Para o presidente da Farsul, as expectativas de recorde de produção nesta safra, por óbvio, não devem ser batidas diante das perdas. Ainda assim, o resultado colhido deve ser superior ao ciclo passado, ainda impactado pela recuperação da estiagem. Isso porque no Norte, importante região produtora, a colheita do grão já havia avançado.
— Olhando o copo meio cheio, temos municípios que já haviam colhido praticamente tudo. Uma fração preponderante já estava garantida. Com certeza, ainda que considerada a quebra no que não foi colhido, a curva comparativa será superior ao ano passado. Este é o lado bom da notícia — acrescenta o diretor técnico da Emater.
No arroz, que tem no RS 70% de toda a produção nacional, as lavouras estão 84,2% colhidas, segundo o Instituto Rio Grandense do Arroz (Irga), reduzindo a dimensão de impacto. Das áreas que foram afetadas, estima-se 22,95 mil hectares totalmente perdidos, a maior parte na Região Central.
As estimativas sobre as perdas totais no campo vão sendo traçadas à medida que se conhece a situação. O economista e membro do Insper Lucas Borges cita estudos que falam em 1,5 milhão de toneladas de produção perdidas pela cheia. Os números não são definitivos e tendem a aumentar. Há ainda preocupação com o que sequer pôde ser mensurado, como os estragos em infraestrutura e os efeitos disso em logística.
— O problema é muito grande porque vai impactar não só o Brasil, mas também outros países por tudo o que o Rio Grande do Sul abastece — antecipa o pesquisador.

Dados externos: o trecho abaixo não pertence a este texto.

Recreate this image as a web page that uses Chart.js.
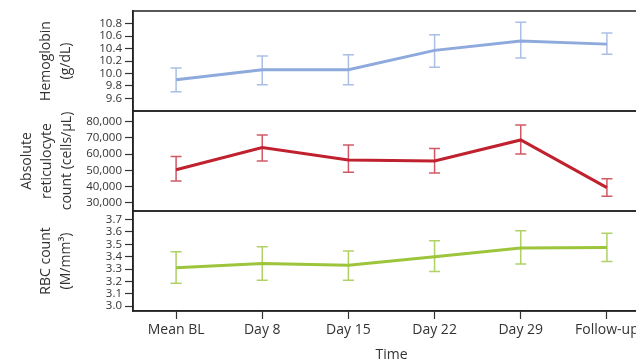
<!DOCTYPE html>
<html>
<head>
<meta charset="utf-8">
<script src="https://cdn.jsdelivr.net/npm/chart.js@4.4.1/dist/chart.umd.min.js"></script>
<style>
  html, body { margin: 0; padding: 0; overflow: hidden; background: #fff; }
</style>
</head>
<body>
<canvas id="chart" width="650" height="365"></canvas>
<script>
var categories = ["Mean BL", "Day 8", "Day 15", "Day 22", "Day 29", "Follow-up"];

var hbMean = [9.90, 10.06, 10.06, 10.37, 10.52, 10.47];
var hbLow  = [9.71, 9.82, 9.82, 10.10, 10.25, 10.31];
var hbHigh = [10.09, 10.28, 10.30, 10.62, 10.82, 10.65];

var retMean = [50400, 64000, 56400, 55800, 68700, 39400];
var retLow  = [43500, 55800, 48900, 48400, 60000, 34000];
var retHigh = [58500, 71800, 65600, 63400, 77900, 44900];

var rbcMean = [3.31, 3.345, 3.33, 3.40, 3.47, 3.475];
var rbcLow  = [3.185, 3.21, 3.21, 3.28, 3.34, 3.36];
var rbcHigh = [3.44, 3.48, 3.445, 3.53, 3.61, 3.59];

var hbTicks = [9.6, 9.8, 10.0, 10.2, 10.4, 10.6, 10.8];
var retTicks = [30000, 40000, 50000, 60000, 70000, 80000];
var rbcTicks = [3.0, 3.1, 3.2, 3.3, 3.4, 3.5, 3.6, 3.7];

var textColor = "#333";
var fontFamily = "'Open Sans', sans-serif";

// error bars, drawn under the lines
var errorBars = {
  id: "errorBars",
  beforeDatasetsDraw: function (chart) {
    var ctx = chart.ctx;
    chart.data.datasets.forEach(function (ds, i) {
      var meta = chart.getDatasetMeta(i);
      var ys = meta.yScale;
      ctx.save();
      ctx.strokeStyle = ds.errColor;
      ctx.lineWidth = 1.5;
      meta.data.forEach(function (pt, j) {
        var x = pt.x;
        var y1 = ys.getPixelForValue(ds.errLow[j]);
        var y2 = ys.getPixelForValue(ds.errHigh[j]);
        ctx.beginPath();
        ctx.moveTo(x, y1); ctx.lineTo(x, y2);
        ctx.moveTo(x - 5.5, y1); ctx.lineTo(x + 5.5, y1);
        ctx.moveTo(x - 5.5, y2); ctx.lineTo(x + 5.5, y2);
        ctx.stroke();
      });
      ctx.restore();
    });
  }
};

// box round each panel
var panelFrames = {
  id: "panelFrames",
  afterDraw: function (chart) {
    var ctx = chart.ctx, area = chart.chartArea;
    ctx.save();
    ctx.strokeStyle = "#222";
    ctx.lineWidth = 1.5;
    ["yHb", "yRet", "yRbc"].forEach(function (id) {
      var s = chart.scales[id];
      ctx.strokeRect(area.left, s.top, area.right - area.left, s.bottom - s.top);
    });
    ctx.restore();
  }
};

function yAxis(title, pad, min, max, tickList, fmt) {
  return {
    type: "linear",
    position: "left",
    stack: "panels",
    stackWeight: 1,
    min: min,
    max: max,
    afterBuildTicks: function (s) { s.ticks = tickList.map(function (v) { return { value: v }; }); },
    afterFit: function (s) { s.width = 133; },
    border: { display: true, color: "#222", width: 1.5 },
    grid: { drawOnChartArea: false, tickLength: 8, color: "#333", tickWidth: 1.2 },
    ticks: {
      padding: 3, color: textColor, autoSkip: false,
      font: { family: fontFamily, size: 11.5, lineHeight: 1 },
      callback: function (v) { return fmt(v); }
    },
    title: {
      display: true, text: title, color: textColor,
      font: { family: fontFamily, size: 14, lineHeight: "20px" },
      padding: { top: pad, bottom: 0 }
    }
  };
}

new Chart(document.getElementById("chart"), {
  type: "line",
  data: {
    labels: categories,
    datasets: [
      { data: hbMean, errLow: hbLow, errHigh: hbHigh, yAxisID: "yHb",
        borderColor: "#8eaadc", errColor: "rgba(142,170,220,0.75)" },
      { data: retMean, errLow: retLow, errHigh: retHigh, yAxisID: "yRet",
        borderColor: "#c0212f", errColor: "rgba(192,33,47,0.75)" },
      { data: rbcMean, errLow: rbcLow, errHigh: rbcHigh, yAxisID: "yRbc",
        borderColor: "#9cc53c", errColor: "rgba(156,197,60,0.8)" }
    ]
  },
  options: {
    responsive: false,
    animation: false,
    layout: { padding: { top: 11, right: 0, left: 0, bottom: 0 } },
    elements: {
      line: { borderWidth: 3, tension: 0 },
      point: { radius: 0, hoverRadius: 0 }
    },
    plugins: { legend: { display: false }, tooltip: { enabled: false } },
    scales: {
      x: {
        type: "category",
        offset: true,
        afterFit: function (s) { s.height = 54; },
        border: { display: true, color: "#222", width: 1.5 },
        grid: { drawOnChartArea: false, tickLength: 8, color: "#333", tickWidth: 1.2 },
        ticks: { padding: 3, color: textColor, font: { family: fontFamily, size: 14 }, maxRotation: 0, autoSkip: false },
        title: { display: true, text: "Time", color: textColor,
          font: { family: fontFamily, size: 14, lineHeight: "20px" }, padding: 0 }
      },
      yRbc: yAxis(["RBC count", "(M/mm³)"], 36, 2.96, 3.77, rbcTicks, function (v) { return v.toFixed(1); }),
      yRet: yAxis(["Absolute", "reticulocyte", "count (cells/µL)"], 17, 25000, 86500, retTicks, function (v) { return v.toLocaleString("en-US"); }),
      yHb: yAxis(["Hemoglobin", "(g/dL)"], 36, 9.4, 11.0, hbTicks, function (v) { return v.toFixed(1); })
    }
  },
  plugins: [errorBars, panelFrames]
});
</script>
</body>
</html>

Antes mesmo do dano em produção, as entidades do setor atentam para o impacto social que a enchente trouxe para o campo. Há muitos agricultores que perderam tudo o que tinham. O cenário é “devastador”, nas palavras do diretor técnico da Emater.
— Nosso papel fundamental é a assistência social rural. Será o nosso foco prioritário. Olhar para as pessoas para que elas sintam que a atividade agrícola, ainda que com todas as intempéries, seja vista como importante — reforça Baldissera.